NOTE: There's a chance that your old schedulers are no more. We have a weekly process that removes old schedulers.

When a scheduler master hangs it's almost always because of new schedulers being added that used to exist. When this happens, their really old state in the DB causes them to look through months and months of old changes - which can take a very long time. To fix:

  • Stop the master
  • Remove the offending schedulers from the DB (eg: 'delete from schedulers where name="xxx";')
  • Start the master

Figuring out which schedulers you need to remove can be tricky. Many of the schedulers in the database are old and unused. The best way to start is looking over the changes that were just merged to production and reasoning about what they may have added.

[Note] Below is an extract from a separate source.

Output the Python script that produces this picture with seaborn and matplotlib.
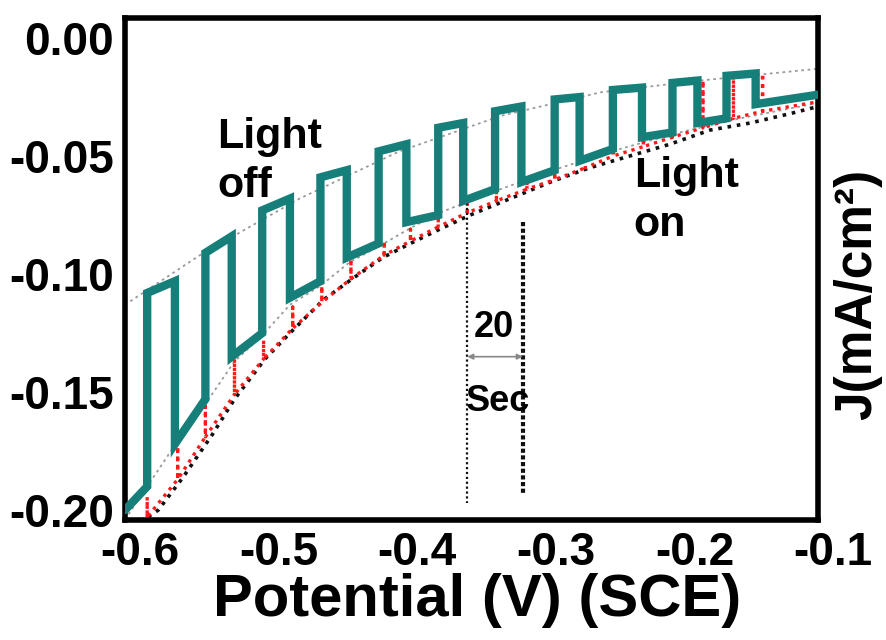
import matplotlib
matplotlib.use("Agg")
import matplotlib.pyplot as plt
import matplotlib.transforms as mtransforms
import seaborn as sns
import pandas as pd

# ---- data ----
# chopped-light photocurrent (teal)
teal_v = [-0.600, -0.584, -0.584, -0.564, -0.564, -0.542, -0.542, -0.523, -0.523, -0.501,
          -0.501, -0.481, -0.481, -0.459, -0.459, -0.440, -0.440, -0.417, -0.417, -0.397,
          -0.397, -0.374, -0.374, -0.356, -0.356, -0.333, -0.333, -0.314, -0.314, -0.290,
          -0.290, -0.272, -0.272, -0.248, -0.248, -0.227, -0.227, -0.205, -0.205, -0.187,
          -0.187, -0.166, -0.166, -0.145, -0.145, -0.100]
teal_j = [-0.200, -0.190, -0.108, -0.103, -0.172, -0.153, -0.091, -0.084, -0.135, -0.125,
          -0.073, -0.068, -0.110, -0.103, -0.059, -0.056, -0.093, -0.087, -0.048, -0.045,
          -0.078, -0.075, -0.038, -0.036, -0.069, -0.064, -0.031, -0.029, -0.061, -0.056,
          -0.026, -0.025, -0.052, -0.047, -0.022, -0.021, -0.042, -0.040, -0.019, -0.018,
          -0.036, -0.034, -0.016, -0.015, -0.028, -0.024]

# red dotted curve: base values and transient spikes at each switching potential
red_spike_v = [-0.584, -0.562, -0.542, -0.521, -0.500, -0.479, -0.458, -0.437, -0.413, -0.394, -0.374,
               -0.353, -0.332, -0.310, -0.290, -0.268, -0.248, -0.226, -0.205, -0.183, -0.161, -0.140]
red_base_j = [-0.203, -0.187, -0.169, -0.151, -0.136, -0.123, -0.112, -0.102, -0.092, -0.086, -0.080,
              -0.074, -0.069, -0.064, -0.060, -0.055, -0.050, -0.046, -0.042, -0.038, -0.034, -0.031]
red_top_j = [-0.1945, -0.173, -0.156, -0.136, -0.128, -0.114, -0.105, -0.095, -0.086, -0.081, -0.075,
             -0.070, -0.063, -0.059, -0.055, -0.054, -0.022, -0.021, -0.019, -0.018, -0.016, -0.015]
red_end_v, red_end_j = -0.100, -0.027

# black dotted (dark) curve
black_v = [-0.589, -0.576, -0.558, -0.537, -0.521, -0.499, -0.481, -0.457, -0.436, -0.414, -0.394,
           -0.373, -0.351, -0.322, -0.293, -0.265, -0.236, -0.207, -0.178, -0.149, -0.120, -0.100]
black_j = [-0.205, -0.200, -0.186, -0.168, -0.153, -0.136, -0.125, -0.111, -0.102, -0.093, -0.087,
           -0.081, -0.075, -0.068, -0.061, -0.055, -0.050, -0.045, -0.039, -0.036, -0.032, -0.029]

# grey dotted envelopes
upper_v = [-0.600, -0.546, -0.474, -0.402, -0.329, -0.257, -0.185, -0.100]
upper_j = [-0.113, -0.092, -0.068, -0.048, -0.033, -0.023, -0.018, -0.013]
lower_v = [-0.600, -0.564, -0.542, -0.521, -0.501, -0.481, -0.459, -0.438, -0.416, -0.394,
           -0.373, -0.351, -0.329, -0.286, -0.243, -0.200, -0.156, -0.100]
lower_j = [-0.204, -0.1725, -0.155, -0.137, -0.126, -0.113, -0.105, -0.095, -0.088, -0.0805,
           -0.074, -0.069, -0.064, -0.055, -0.047, -0.040, -0.034, -0.0275]

# 20 s marker lines
marker_v = [-0.353, -0.313]
marker_top = [-0.070, -0.078]
marker_bottom = [-0.197, -0.193]

x_ticks = [-0.6, -0.5, -0.4, -0.3, -0.2, -0.1]
x_tick_labels = ["-0.6", "-0.5", "-0.4", "-0.3", "-0.2", "-0.1"]
y_ticks = [0.00, -0.05, -0.10, -0.15, -0.20]
y_tick_labels = ["0.00", "-0.05", "-0.10", "-0.15", "-0.20"]

# ---- figure ----
sns.set_style("white")
plt.rcParams["font.family"] = ["Liberation Sans", "DejaVu Sans"]
plt.rcParams["font.weight"] = "bold"
for k in ["text.color", "axes.labelcolor", "xtick.color", "ytick.color"]:
    plt.rcParams[k] = "black"

fig = plt.figure(figsize=(8.86, 6.4), dpi=100)
ax = fig.add_axes([125 / 886, 1 - 520 / 640, (818 - 125) / 886, (520 - 18) / 640])

# red path built from base + spikes
red_v, red_j = [], []
for v, b, t in zip(red_spike_v, red_base_j, red_top_j):
    red_v += [v, v, v]
    red_j += [b, t, b]
red_v.append(red_end_v)
red_j.append(red_end_j)

def line(xs, ys, **kw):
    df = pd.DataFrame({"x": xs, "y": ys})
    sns.lineplot(data=df, x="x", y="y", sort=False, estimator=None, ax=ax, **kw)

line(upper_v, upper_j, color="#9a9a9a", lw=1.3, linestyle=(0, (1.5, 2.0)), zorder=2)
line(lower_v, lower_j, color="#9a9a9a", lw=1.3, linestyle=(0, (1.5, 2.0)), zorder=2)
line(black_v, black_j, color="#111111", lw=2.6, linestyle=(0, (1, 1.6)), zorder=3)
line(red_v, red_j, color="#ff1a1a", lw=2.4, linestyle=(0, (1, 1.5)), zorder=3)
line(teal_v, teal_j, color="#167f7a", lw=6, zorder=4, solid_joinstyle="miter")

for v, t, b, lw, ls in zip(marker_v, marker_top, marker_bottom, [1.6, 3.0], [(0, (1, 1.2)), (0, (1, 0.6))]):
    line([v, v], [t, b], color="#111111", lw=lw, linestyle=ls, zorder=3)

ax.annotate("", xy=(marker_v[1], -0.135), xytext=(marker_v[0], -0.135),
            arrowprops=dict(arrowstyle="<|-|>", color="#888888", lw=1.2, mutation_scale=8,
                            shrinkA=0, shrinkB=0))
ax.text(-0.3335, -0.1225, "20", fontsize=26, fontweight="bold", ha="center", va="center", zorder=5)
ax.text(-0.331, -0.1540, "Sec", fontsize=26, fontweight="bold", ha="center", va="center", zorder=5)
ax.text(-0.5336, -0.0335, "Light\noff", fontsize=31, fontweight="bold", ha="left", va="top",
        linespacing=1.3, zorder=5)
ax.text(-0.233, -0.0500, "Light\non", fontsize=31, fontweight="bold", ha="left", va="top",
        linespacing=1.3, zorder=5)

ax.set_xlim(-0.6, -0.1)
ax.set_ylim(-0.2042, 0.0085)
ax.set_xticks(x_ticks)
ax.set_xticklabels(x_tick_labels)
ax.set_yticks(y_ticks)
ax.set_yticklabels(y_tick_labels)
ax.tick_params(axis="both", length=0, labelsize=33)
ax.tick_params(axis="x", pad=8)
ax.tick_params(axis="y", pad=8)
shift = mtransforms.ScaledTranslation(15 / 100, 0, fig.dpi_scale_trans)
for lab in ax.get_xticklabels():
    lab.set_fontweight("bold")
    lab.set_transform(lab.get_transform() + shift)
for lab in ax.get_yticklabels():
    lab.set_fontweight("bold")

ax.set_xlabel("Potential (V) (SCE)", fontsize=43, fontweight="bold")
ax.xaxis.set_label_coords(0.508, -0.106)
ax.set_ylabel("J(mA/cm²)", fontsize=37, fontweight="bold")
ax.yaxis.set_label_position("right")
ax.yaxis.set_label_coords(1.022, 0.45)

for s in ax.spines.values():
    s.set_visible(True)
    s.set_linewidth(4)
    s.set_color("black")

fig.savefig("out.png", dpi=100)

For example, if 10.8 tests were just enabled you can use the following query to have a look at the state of those schedulers:

select name, state from schedulers where name like '%mountainlion%';

That query will return rows like this:

| name                                                      | state                       |
| tests-mozilla-central-mountainlion-opt-unittest           | {"last_processed": 1635317} | 

The "last_processed" integer is a reference to a changeid, and you can get details about that change by selecting from the changes table with a query like:

select branch, revision, when_timestamp from changes where changeid=1635317;

Which will give you something like:

| branch                             | revision     | when_timestamp |
| mozilla-inbound-win64-opt-unittest | 19a91d0fd50b |     1346332788 | 

With that, you can compare the revision and timestamp to the current ones. If you are more than one revision behind or 30 minutes behind, that scheduler should probably be removed.